Her mother had Karen late. She is now 64, unattached and unemployed. It’s left to Karen to pay utility bills and buy groceries. She also cares for her mother. “I work six days a week,” she says, “and the money doesn’t go very far. After I pay the more urgent bills, there’s nothing left for my boys or me and my mother has this blood pressure problem. It’s not something I want to do. God knows I am a hardworking woman. But what other choice do I have? I have to! My other siblings are still in school and there is no one to take care of my mother and, like I said, she has high blood pressure.”

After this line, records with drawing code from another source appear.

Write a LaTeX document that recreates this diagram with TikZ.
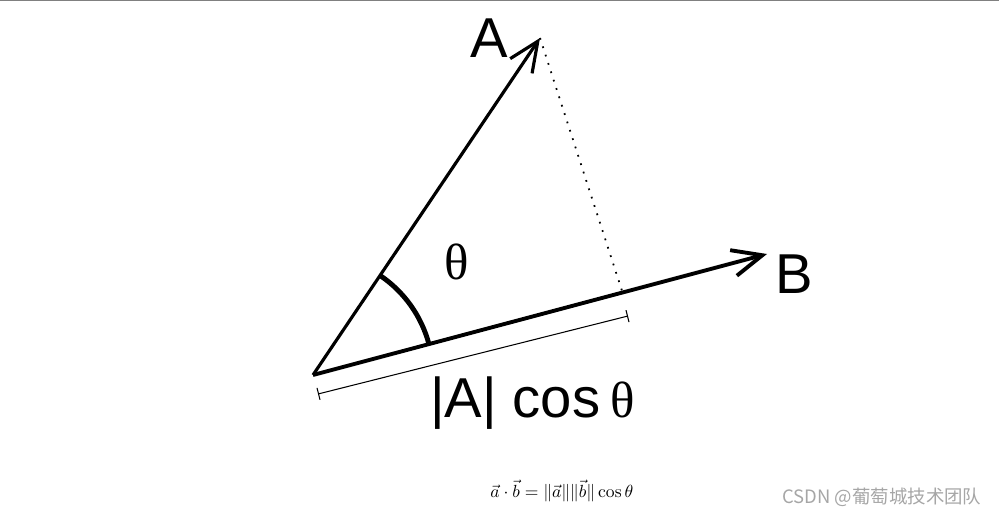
\documentclass[tikz,border=0pt]{standalone}
\usepackage[no-math]{fontspec}
\setmainfont{Liberation Sans}
\newfontfamily\thetafont{Liberation Serif}
\newfontfamily\cjkfont{Noto Sans CJK SC}
\usetikzlibrary{arrows.meta,positioning,calc}

\begin{document}
\begin{tikzpicture}[
	x=0.02cm,y=-0.02cm,
	vettore/.style={-{Straight Barb[length=17pt,width=15pt]},line width=1.8pt},
	etichetta/.style={inner sep=0pt,font=\fontsize{32}{36}\selectfont},
	greca/.style={inner sep=0pt,font=\fontsize{29}{32}\selectfont\thetafont},
	quota/.style={{Bar[width=7pt]}-{Bar[width=7pt]},line width=0.6pt}
	]
	
	% area dell'immagine
	\useasboundingbox (0,0) rectangle (999,523);
	\draw[gray,line width=0.6pt] (0,0.5) -- (999,0.5);
	
	% punti
	\coordinate (o) at (313,375);
	\coordinate (a) at (540,38);
	\coordinate (b) at (767,254);
	\coordinate (piede) at (624,297);
	\coordinate (q1) at (318,394);
	\coordinate (q2) at (628,316);
	
	% vettori
	\draw[vettore] (o) -- (a);
	\draw[vettore,line width=2.2pt] (o) -- (b);
	\draw[line width=1pt,dash pattern=on 1pt off 4pt] (a) -- (piede);
	
	% angolo e quota
	\draw[line width=2.8pt] ($(o)!2.4cm!(b)$) arc[start angle=14.9,end angle=56,radius=2.4cm];
	\draw[quota] (q1) -- (q2);
	
	% etichette
	\node[etichetta,left=0.64cm of a] (la) {A};
	\node[etichetta,below right=0cm and 0.16cm of b] (lb) {B};
	\node[greca] (lt) at (457,262) {θ};
	\node[etichetta,anchor=base west] (lq) at (430,417) {|A| cos\kern6pt{\thetafont\fontsize{29}{32}\selectfont θ}};
	
	% formula e firma
	\node[anchor=base west,inner sep=0pt,font=\fontsize{10.4}{12}\selectfont] (formula) at (490,497) {$\vec{a}\cdot\vec{b}=\|\vec{a}\|\|\vec{b}\|\cos\theta$};
	\node[anchor=base west,inner sep=0pt,text=gray!70,font=\fontsize{10.5}{12}\selectfont\cjkfont] (firma) at (782,503) {CSDN @葡萄城技术团队};
	
\end{tikzpicture}
\end{document}
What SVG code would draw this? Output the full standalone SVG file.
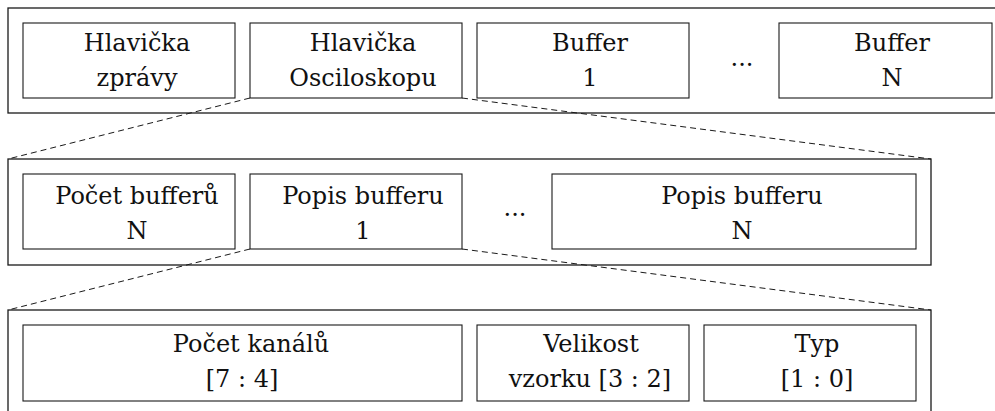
<svg xmlns="http://www.w3.org/2000/svg" width="995" height="411" viewBox="0 0 995 411">
  <style>
    .frame { fill: none; stroke: #1a1a1a; stroke-width: 1.3; }
    .box { fill: #ffffff; stroke: #1a1a1a; stroke-width: 1.1; }
    .lbl { fill: #111111; text-anchor: middle; }
    .zoom { fill: none; stroke: #1a1a1a; stroke-width: 1; stroke-dasharray: 6 4; }
  </style>
  <rect width="995" height="411" fill="#ffffff"/>

  <!-- zoom-out guides between levels -->
  <g id="connectors">
    <line class="zoom" x1="250" y1="98" x2="8" y2="159"/>
    <line class="zoom" x1="462" y1="98" x2="931" y2="159"/>
    <line class="zoom" x1="250" y1="249" x2="8" y2="310"/>
    <line class="zoom" x1="462" y1="249" x2="931" y2="310"/>
  </g>

  <g font-family="'DejaVu Serif', serif" font-size="24">
    <!-- level 1: message -->
    <g id="message">
      <rect class="frame" x="8" y="8" width="1010" height="105"/>
    </g>
    <g id="msg-header">
      <rect class="box" x="23" y="23" width="212" height="75"/>
      <text class="lbl" x="137" y="51">Hlavička</text>
      <text class="lbl" x="137" y="86">zprávy</text>
    </g>
    <g id="scope-header">
      <rect class="box" x="250" y="23" width="212" height="75"/>
      <text class="lbl" x="363" y="51">Hlavička</text>
      <text class="lbl" x="363" y="86">Osciloskopu</text>
    </g>
    <g id="buffer-1">
      <rect class="box" x="477" y="23" width="212" height="75"/>
      <text class="lbl" x="590" y="51">Buffer</text>
      <text class="lbl" x="590" y="86">1</text>
    </g>
    <g id="dots-1">
      <text class="lbl" x="742" y="66">...</text>
    </g>
    <g id="buffer-n">
      <rect class="box" x="779" y="23" width="213" height="75"/>
      <text class="lbl" x="892" y="51">Buffer</text>
      <text class="lbl" x="892" y="86">N</text>
    </g>

    <!-- level 2: oscilloscope header -->
    <g id="scope">
      <rect class="frame" x="8" y="159" width="923" height="106"/>
    </g>
    <g id="buffer-count">
      <rect class="box" x="23" y="174" width="212" height="75"/>
      <text class="lbl" x="137" y="204">Počet bufferů</text>
      <text class="lbl" x="137" y="239">N</text>
    </g>
    <g id="desc-1">
      <rect class="box" x="250" y="174" width="212" height="75"/>
      <text class="lbl" x="363" y="204">Popis bufferu</text>
      <text class="lbl" x="363" y="239">1</text>
    </g>
    <g id="dots-2">
      <text class="lbl" x="515" y="216">...</text>
    </g>
    <g id="desc-n">
      <rect class="box" x="552" y="174" width="364" height="75"/>
      <text class="lbl" x="742" y="204">Popis bufferu</text>
      <text class="lbl" x="742" y="239">N</text>
    </g>

    <!-- level 3: buffer description byte -->
    <g id="descriptor">
      <rect class="frame" x="8" y="310" width="923" height="120"/>
    </g>
    <g id="channels">
      <rect class="box" x="23" y="325" width="439" height="76"/>
      <text class="lbl" x="251" y="352">Počet kanálů</text>
      <text class="lbl" x="242" y="387">[7 : 4]</text>
    </g>
    <g id="sample-size">
      <rect class="box" x="477" y="325" width="212" height="76"/>
      <text class="lbl" x="591" y="352">Velikost</text>
      <text class="lbl" x="590" y="387">vzorku [3 : 2]</text>
    </g>
    <g id="type">
      <rect class="box" x="704" y="325" width="212" height="76"/>
      <text class="lbl" x="817" y="352">Typ</text>
      <text class="lbl" x="817" y="387">[1 : 0]</text>
    </g>
  </g>
</svg>
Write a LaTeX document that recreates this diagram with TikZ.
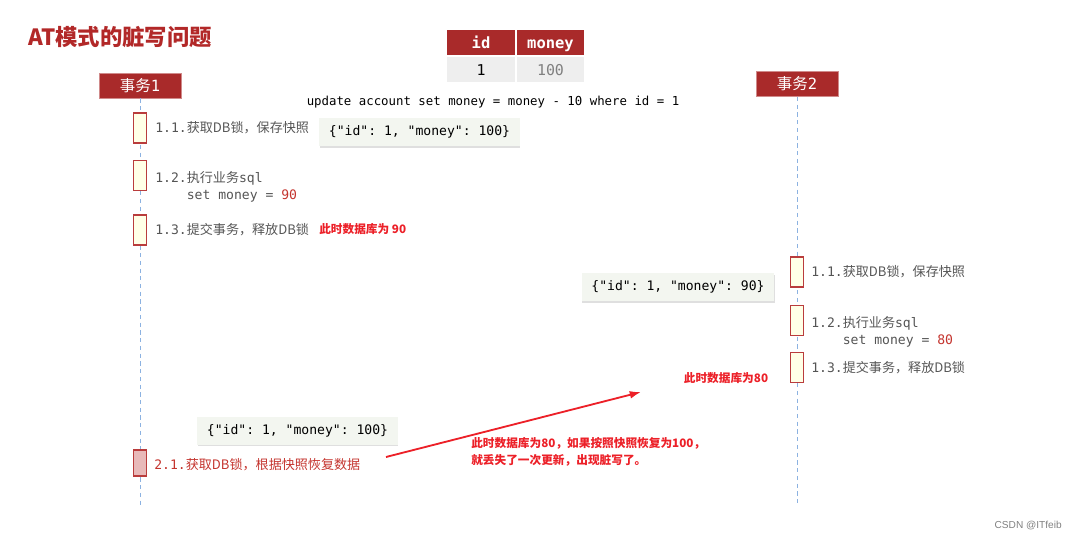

Karen dreams of going back to school to study cosmetology “so I can open up my own beauty salon.” Until then, there’s reality. “I meet guys who are attracted to me. They invite me out. Some know well the pressures I am under, so they make me offers I cannot refuse, even though doing so makes me sick. That’s how I manage to pay my bills, take care of my mom. I am very thankful I don’t have a daughter. I would hate her to have to live this way, or to be with a man she doesn’t love, just so she and her family can eat. I get so very depressed at times.”

Then there’s Donna: “I have a boyfriend I love very much. I live alone and he has a roommate. He has his own commitments: monthly child support for his kids and the usual bills. Sometimes he’ll ask if I need anything. Most times I say I am all right when I’m not. He believes me because I do baking on the side. But business is slow, especially these days. I work at a supermarket but can barely pay my rent.

“I am 26, I like to go out and have fun, enjoy myself, you know, just to free up. I am seeing another man on the side, an older guy. But he is married with kids. Of course my boyfriend has no clue. I dread what would happen if he should learn the truth.” So much for the promised better days that were supposed to start in 2012. If only those who promised had been truthful enough to identify the vehicle by which the better days would arrive; and it shouldn’t be a grey Audi!